Evidence that the flow can survive freshness decay. If performance collapses the moment a small test becomes visible, the angle may be too exposed or too narrow.
Ability to move from single-country proof to cross-market proof. This is one of the strongest indicators that the business is becoming scalable rather than merely lucky.
Operational memory. If your team can explain why a campaign won or lost without reconstructing the story from scratch, your learning loop is getting stronger.
Why this matters for direct-response operators
For affiliates, media buyers, and VSL teams, the lesson is not simply that global markets exist. It is that scale follows systems, and systems depend on seeing the market clearly enough to act before the window closes.
That is why serious operators use intelligence work as a speed advantage. They watch how ad patterns evolve, where landing flows are changing, and which offer types are beginning to show strain. They compare what is visible in the market with what is actually holding in production. That gap is where the edge lives.

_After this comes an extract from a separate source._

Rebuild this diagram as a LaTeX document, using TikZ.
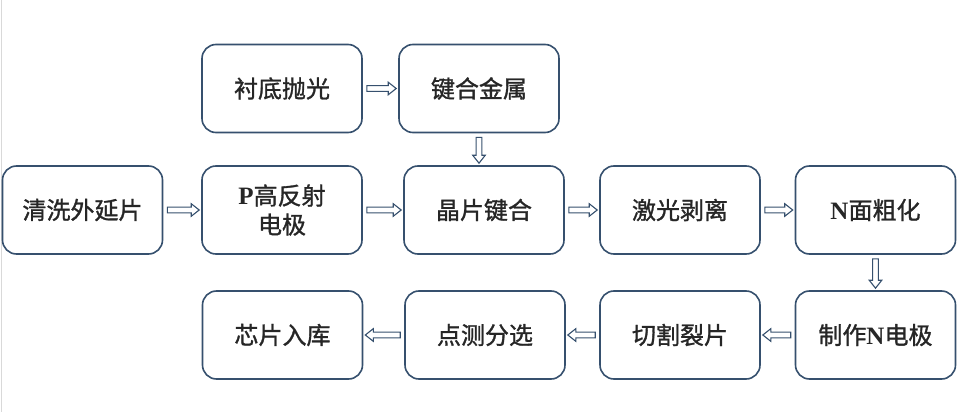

If your current process is mostly reaction, the fix is not more noise. The fix is a cleaner method for spotting pre-scale opportunities, understanding the traffic-source mix, and deciding when to push versus when to move on. For more context on that operational split, see this comparison of intelligence workflows and related platform comparisons.
The bottom line
The move from mid-level to super affiliate is usually a business redesign, not a lucky break. The winners are not just buying more traffic. They are building a machine that can survive market saturation, platform volatility, and creative fatigue.
If you are still stuck around the same monthly range, the first question is not whether you can spend more. It is whether your current system is giving you enough signal to spend intelligently. If the answer is no, the next leap will come from infrastructure first, scale second.